WHAT IS BEING ASKED:
Extract, exactly, the lines from the line containing "Generate a Python" to the line containing "from bokeh.resources import INLINE", with both lines included and any pictures left out.

SUPPLIED INFORMATION:
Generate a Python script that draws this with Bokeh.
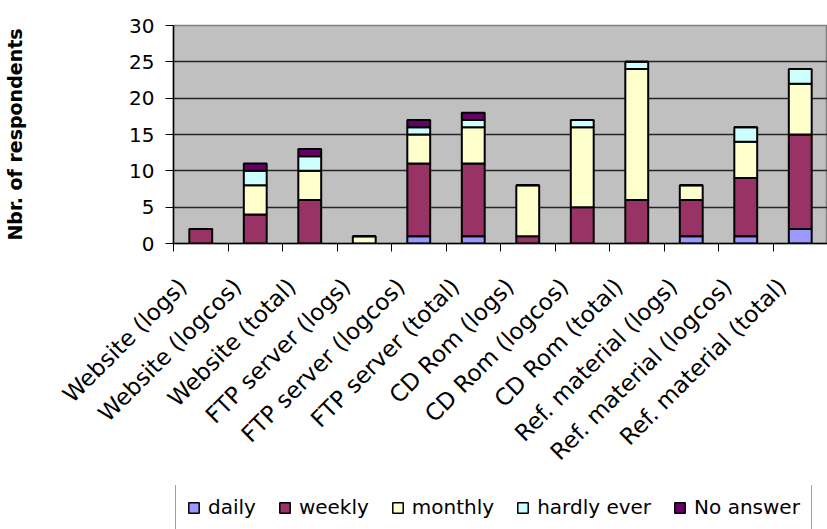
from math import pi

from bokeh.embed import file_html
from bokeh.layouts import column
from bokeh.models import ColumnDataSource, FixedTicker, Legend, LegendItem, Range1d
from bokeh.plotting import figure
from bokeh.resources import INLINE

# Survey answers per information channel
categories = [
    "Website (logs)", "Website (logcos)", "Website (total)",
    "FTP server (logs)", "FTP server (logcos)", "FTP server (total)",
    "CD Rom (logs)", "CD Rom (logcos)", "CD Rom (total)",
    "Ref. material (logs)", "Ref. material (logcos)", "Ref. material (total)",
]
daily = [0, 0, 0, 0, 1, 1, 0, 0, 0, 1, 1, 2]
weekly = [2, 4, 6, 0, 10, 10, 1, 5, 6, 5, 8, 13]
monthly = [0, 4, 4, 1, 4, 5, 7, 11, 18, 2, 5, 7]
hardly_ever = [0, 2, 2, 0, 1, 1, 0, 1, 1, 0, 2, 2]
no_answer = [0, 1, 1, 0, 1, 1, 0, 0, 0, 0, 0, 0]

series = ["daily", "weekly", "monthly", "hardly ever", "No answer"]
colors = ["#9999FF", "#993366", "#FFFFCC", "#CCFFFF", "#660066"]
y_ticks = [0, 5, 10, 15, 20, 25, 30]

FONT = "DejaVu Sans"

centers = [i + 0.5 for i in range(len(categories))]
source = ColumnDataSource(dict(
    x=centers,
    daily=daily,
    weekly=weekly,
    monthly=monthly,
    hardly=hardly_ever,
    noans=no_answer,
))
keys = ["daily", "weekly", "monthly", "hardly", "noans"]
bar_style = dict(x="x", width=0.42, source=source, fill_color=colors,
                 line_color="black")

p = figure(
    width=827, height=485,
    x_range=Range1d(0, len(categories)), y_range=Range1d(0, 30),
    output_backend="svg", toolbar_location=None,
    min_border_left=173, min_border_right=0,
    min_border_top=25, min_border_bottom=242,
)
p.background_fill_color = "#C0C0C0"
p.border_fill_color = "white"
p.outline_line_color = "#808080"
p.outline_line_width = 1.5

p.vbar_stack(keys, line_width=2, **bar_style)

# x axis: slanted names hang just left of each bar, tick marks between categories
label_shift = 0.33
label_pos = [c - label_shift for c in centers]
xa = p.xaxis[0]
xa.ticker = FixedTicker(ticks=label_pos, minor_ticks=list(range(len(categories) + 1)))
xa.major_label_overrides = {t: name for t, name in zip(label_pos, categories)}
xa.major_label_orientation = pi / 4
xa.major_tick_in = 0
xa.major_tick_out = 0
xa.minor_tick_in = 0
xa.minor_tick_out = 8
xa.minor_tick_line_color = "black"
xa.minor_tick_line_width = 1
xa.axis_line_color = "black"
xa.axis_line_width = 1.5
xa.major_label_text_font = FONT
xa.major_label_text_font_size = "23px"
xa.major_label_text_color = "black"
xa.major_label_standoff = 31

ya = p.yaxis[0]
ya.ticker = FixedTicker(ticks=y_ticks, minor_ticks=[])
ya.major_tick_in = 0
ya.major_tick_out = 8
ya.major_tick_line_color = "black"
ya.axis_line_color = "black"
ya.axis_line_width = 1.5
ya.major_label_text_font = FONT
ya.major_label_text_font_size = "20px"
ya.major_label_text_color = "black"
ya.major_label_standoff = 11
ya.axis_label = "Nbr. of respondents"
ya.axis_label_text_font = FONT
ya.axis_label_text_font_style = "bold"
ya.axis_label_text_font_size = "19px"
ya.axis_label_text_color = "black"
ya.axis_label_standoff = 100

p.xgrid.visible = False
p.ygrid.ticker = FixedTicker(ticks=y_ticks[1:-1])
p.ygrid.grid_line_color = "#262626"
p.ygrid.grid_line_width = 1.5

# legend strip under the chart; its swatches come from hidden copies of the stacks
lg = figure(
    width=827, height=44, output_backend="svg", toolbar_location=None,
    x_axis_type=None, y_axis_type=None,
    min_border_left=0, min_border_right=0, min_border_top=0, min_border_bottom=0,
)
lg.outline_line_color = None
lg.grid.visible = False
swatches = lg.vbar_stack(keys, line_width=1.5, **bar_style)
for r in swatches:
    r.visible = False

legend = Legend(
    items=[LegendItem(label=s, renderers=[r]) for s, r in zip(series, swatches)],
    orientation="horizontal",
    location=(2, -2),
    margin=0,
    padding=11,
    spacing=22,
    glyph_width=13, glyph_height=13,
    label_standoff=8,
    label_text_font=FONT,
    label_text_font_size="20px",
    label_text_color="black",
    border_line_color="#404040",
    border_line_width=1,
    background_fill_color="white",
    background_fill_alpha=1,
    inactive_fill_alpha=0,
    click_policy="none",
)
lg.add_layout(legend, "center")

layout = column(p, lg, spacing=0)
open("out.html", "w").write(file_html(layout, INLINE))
* * *
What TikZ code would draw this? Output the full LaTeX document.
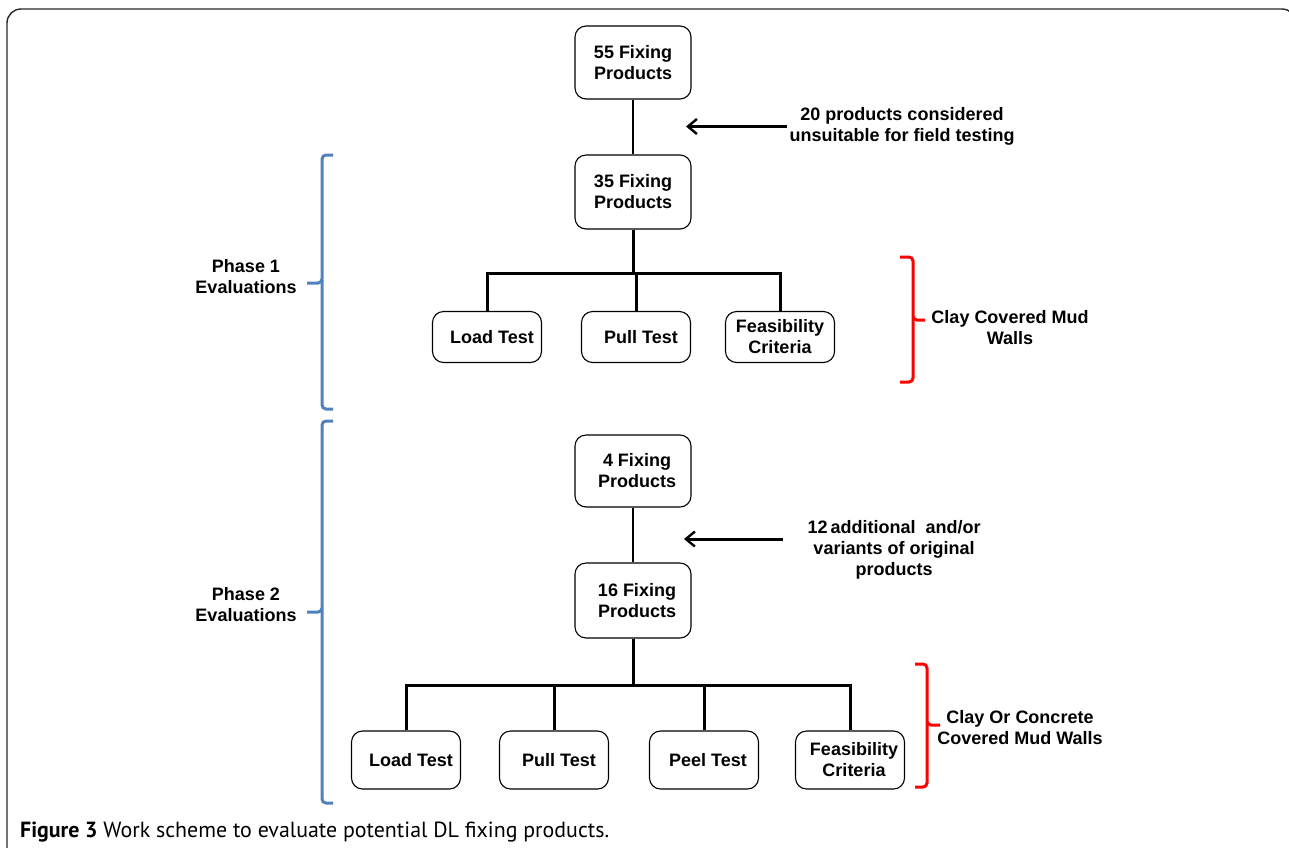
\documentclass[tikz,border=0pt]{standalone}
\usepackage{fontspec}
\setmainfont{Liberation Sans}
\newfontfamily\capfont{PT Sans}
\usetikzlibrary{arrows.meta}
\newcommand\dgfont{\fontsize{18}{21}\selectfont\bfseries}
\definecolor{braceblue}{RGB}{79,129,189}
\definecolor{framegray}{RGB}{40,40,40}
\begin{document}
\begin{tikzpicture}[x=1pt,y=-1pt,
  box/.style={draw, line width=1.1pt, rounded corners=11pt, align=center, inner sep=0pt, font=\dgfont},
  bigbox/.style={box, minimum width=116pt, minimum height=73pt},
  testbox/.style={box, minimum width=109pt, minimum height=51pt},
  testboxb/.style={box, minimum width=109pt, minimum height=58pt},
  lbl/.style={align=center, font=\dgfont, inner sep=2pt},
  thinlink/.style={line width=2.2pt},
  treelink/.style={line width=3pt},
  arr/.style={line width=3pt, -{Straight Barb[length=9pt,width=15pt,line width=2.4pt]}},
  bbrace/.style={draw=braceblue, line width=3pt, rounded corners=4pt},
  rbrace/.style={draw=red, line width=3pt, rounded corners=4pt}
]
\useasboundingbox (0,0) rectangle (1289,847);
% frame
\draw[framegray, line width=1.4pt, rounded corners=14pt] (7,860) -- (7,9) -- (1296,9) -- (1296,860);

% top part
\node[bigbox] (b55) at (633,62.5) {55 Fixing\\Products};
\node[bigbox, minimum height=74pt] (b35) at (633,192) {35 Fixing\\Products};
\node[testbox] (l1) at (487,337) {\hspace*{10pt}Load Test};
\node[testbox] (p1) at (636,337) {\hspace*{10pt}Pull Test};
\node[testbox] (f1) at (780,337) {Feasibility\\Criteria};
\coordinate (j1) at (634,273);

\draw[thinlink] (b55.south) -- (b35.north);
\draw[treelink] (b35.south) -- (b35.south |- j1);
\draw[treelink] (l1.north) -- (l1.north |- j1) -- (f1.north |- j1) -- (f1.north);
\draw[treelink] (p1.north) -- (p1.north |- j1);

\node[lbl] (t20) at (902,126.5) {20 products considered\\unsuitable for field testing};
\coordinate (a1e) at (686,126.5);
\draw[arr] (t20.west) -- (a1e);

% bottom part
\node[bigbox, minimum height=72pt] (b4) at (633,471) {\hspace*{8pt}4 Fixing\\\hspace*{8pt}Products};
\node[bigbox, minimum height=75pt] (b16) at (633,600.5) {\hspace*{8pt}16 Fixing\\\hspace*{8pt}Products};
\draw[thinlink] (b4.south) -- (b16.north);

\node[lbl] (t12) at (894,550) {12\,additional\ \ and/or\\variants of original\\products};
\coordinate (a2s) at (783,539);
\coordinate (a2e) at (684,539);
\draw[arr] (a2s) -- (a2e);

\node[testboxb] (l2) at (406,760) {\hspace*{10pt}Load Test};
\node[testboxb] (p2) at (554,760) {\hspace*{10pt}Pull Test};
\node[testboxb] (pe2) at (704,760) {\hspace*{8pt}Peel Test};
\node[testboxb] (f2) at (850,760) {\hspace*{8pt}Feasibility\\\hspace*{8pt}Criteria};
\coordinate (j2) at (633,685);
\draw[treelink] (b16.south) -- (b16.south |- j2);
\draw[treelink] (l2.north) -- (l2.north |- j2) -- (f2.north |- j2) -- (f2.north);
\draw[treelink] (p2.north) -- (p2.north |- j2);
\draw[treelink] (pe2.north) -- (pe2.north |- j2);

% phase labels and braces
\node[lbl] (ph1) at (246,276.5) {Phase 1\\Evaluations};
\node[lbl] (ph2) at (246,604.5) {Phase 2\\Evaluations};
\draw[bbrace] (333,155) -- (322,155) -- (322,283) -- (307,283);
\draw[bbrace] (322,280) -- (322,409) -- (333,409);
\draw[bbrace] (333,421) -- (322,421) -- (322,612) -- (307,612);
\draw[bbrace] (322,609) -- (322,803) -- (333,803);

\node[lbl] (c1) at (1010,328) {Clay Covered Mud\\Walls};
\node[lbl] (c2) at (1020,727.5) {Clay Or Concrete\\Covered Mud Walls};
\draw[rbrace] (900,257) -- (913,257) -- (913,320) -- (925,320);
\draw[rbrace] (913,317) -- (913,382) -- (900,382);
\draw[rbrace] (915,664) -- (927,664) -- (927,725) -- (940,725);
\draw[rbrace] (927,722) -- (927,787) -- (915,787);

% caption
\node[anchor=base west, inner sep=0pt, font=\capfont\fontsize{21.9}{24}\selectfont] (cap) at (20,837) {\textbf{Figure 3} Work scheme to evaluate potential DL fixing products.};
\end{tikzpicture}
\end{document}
==
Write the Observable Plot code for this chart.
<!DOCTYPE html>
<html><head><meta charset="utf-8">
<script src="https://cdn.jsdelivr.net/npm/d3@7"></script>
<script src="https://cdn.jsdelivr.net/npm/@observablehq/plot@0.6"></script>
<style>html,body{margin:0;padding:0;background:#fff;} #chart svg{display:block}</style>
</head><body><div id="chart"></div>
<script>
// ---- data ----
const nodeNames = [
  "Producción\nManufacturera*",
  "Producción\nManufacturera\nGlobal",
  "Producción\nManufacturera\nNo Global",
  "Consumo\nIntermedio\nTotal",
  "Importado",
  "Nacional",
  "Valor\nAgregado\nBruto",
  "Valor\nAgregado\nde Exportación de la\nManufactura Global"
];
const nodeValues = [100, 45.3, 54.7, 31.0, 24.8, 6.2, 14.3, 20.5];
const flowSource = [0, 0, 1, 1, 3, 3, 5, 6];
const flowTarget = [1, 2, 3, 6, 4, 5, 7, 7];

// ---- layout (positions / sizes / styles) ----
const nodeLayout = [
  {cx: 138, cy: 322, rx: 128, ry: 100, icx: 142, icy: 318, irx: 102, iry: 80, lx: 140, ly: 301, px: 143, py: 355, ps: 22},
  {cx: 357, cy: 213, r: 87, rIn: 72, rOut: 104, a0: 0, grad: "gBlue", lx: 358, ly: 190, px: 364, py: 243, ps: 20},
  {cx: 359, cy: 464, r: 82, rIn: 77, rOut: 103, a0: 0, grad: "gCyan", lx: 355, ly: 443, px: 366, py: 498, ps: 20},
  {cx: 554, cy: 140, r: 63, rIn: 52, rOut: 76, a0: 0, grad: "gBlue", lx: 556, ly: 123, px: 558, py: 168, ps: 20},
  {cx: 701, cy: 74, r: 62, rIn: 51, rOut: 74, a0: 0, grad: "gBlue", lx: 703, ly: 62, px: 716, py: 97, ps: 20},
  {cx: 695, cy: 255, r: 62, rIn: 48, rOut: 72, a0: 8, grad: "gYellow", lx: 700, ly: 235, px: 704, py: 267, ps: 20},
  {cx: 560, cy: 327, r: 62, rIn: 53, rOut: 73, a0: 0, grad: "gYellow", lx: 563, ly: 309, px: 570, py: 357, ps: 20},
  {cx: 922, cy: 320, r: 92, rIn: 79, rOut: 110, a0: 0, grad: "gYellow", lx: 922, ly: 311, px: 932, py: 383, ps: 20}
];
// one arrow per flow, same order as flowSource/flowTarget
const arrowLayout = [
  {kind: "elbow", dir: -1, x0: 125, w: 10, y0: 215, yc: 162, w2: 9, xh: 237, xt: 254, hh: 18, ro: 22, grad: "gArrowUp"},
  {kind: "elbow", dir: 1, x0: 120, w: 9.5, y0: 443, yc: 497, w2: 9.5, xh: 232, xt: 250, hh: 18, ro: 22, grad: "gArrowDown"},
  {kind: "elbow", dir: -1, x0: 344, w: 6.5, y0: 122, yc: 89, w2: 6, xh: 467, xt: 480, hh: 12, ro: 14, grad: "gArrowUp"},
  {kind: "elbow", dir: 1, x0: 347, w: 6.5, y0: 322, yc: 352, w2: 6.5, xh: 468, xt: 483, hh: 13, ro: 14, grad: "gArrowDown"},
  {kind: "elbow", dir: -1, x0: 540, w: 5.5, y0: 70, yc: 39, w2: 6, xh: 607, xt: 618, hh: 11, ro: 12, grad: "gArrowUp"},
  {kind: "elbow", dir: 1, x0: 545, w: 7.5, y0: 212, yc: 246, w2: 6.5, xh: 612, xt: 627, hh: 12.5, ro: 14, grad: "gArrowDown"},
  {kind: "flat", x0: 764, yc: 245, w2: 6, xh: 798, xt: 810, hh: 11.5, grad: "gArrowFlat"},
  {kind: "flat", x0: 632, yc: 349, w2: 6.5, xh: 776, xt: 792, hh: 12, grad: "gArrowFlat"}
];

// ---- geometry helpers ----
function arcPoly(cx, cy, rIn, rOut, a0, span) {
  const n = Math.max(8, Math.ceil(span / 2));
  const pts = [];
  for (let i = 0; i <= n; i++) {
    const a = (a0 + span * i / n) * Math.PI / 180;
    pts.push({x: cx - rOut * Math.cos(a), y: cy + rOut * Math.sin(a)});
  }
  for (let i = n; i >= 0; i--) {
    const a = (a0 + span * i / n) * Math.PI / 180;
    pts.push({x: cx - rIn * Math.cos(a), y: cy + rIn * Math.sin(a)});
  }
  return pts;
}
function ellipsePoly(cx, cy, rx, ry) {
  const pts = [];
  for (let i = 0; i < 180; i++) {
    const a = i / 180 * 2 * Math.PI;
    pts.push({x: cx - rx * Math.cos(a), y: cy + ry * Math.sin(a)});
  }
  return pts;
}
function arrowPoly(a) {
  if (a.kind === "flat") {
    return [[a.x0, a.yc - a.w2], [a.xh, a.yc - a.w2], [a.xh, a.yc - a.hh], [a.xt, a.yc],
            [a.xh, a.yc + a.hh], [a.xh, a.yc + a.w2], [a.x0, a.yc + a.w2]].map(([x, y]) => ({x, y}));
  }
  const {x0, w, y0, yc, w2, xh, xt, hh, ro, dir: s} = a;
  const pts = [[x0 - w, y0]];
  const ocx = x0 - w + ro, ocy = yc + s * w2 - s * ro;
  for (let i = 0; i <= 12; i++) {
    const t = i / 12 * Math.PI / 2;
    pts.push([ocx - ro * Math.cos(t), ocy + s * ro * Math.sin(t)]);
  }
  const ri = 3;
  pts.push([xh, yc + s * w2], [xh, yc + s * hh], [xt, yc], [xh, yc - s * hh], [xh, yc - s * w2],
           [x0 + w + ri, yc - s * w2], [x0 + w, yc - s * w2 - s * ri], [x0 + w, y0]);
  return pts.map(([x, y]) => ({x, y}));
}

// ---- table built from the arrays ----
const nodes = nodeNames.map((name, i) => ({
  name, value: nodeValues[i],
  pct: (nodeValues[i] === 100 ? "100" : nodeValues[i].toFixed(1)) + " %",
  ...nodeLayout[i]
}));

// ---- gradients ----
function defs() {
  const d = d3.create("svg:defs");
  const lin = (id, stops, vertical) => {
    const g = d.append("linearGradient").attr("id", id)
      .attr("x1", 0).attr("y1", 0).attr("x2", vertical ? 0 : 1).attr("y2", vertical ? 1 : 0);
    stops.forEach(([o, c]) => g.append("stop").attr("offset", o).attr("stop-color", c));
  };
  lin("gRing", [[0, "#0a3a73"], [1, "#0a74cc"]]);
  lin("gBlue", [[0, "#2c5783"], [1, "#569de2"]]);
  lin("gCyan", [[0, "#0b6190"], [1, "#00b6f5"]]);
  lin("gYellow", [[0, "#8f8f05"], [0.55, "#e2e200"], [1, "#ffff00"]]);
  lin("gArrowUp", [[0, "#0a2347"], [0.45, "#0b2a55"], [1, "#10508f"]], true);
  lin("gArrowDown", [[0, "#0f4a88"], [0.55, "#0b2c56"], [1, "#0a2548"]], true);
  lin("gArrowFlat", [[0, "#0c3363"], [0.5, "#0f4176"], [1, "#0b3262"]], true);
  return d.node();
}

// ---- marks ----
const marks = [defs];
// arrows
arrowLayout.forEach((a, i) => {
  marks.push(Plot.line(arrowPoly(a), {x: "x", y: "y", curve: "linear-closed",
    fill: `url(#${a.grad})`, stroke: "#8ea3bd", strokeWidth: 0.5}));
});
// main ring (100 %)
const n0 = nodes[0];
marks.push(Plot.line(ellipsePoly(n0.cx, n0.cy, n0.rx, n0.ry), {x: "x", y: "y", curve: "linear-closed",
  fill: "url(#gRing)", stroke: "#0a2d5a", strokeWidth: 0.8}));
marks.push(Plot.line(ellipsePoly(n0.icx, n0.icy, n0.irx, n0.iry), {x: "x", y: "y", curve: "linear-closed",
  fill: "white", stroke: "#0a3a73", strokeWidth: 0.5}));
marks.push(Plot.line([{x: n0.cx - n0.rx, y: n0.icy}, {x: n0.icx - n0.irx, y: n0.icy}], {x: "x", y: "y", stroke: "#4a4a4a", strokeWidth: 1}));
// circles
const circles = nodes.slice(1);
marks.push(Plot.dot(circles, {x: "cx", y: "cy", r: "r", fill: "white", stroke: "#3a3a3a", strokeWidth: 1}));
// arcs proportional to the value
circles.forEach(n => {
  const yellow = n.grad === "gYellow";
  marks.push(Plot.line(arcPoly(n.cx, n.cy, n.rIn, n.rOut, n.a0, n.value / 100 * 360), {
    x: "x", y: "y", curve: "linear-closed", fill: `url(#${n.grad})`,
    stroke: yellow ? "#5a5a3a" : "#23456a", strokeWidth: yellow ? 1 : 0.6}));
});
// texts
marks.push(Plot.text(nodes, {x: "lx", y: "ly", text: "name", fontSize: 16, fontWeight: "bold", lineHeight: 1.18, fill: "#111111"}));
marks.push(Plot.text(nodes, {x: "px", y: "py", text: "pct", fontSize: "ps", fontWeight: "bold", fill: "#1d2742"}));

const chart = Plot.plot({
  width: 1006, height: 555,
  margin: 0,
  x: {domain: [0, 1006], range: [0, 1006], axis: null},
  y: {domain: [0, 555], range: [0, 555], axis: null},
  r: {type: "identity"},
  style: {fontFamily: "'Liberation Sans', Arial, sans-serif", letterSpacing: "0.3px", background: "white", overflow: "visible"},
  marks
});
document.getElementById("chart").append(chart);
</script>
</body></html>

RESPONSE:
Generate a Python script that draws this with Bokeh.
from math import pi

from bokeh.embed import file_html
from bokeh.layouts import column
from bokeh.models import ColumnDataSource, FixedTicker, Legend, LegendItem, Range1d
from bokeh.plotting import figure
from bokeh.resources import INLINE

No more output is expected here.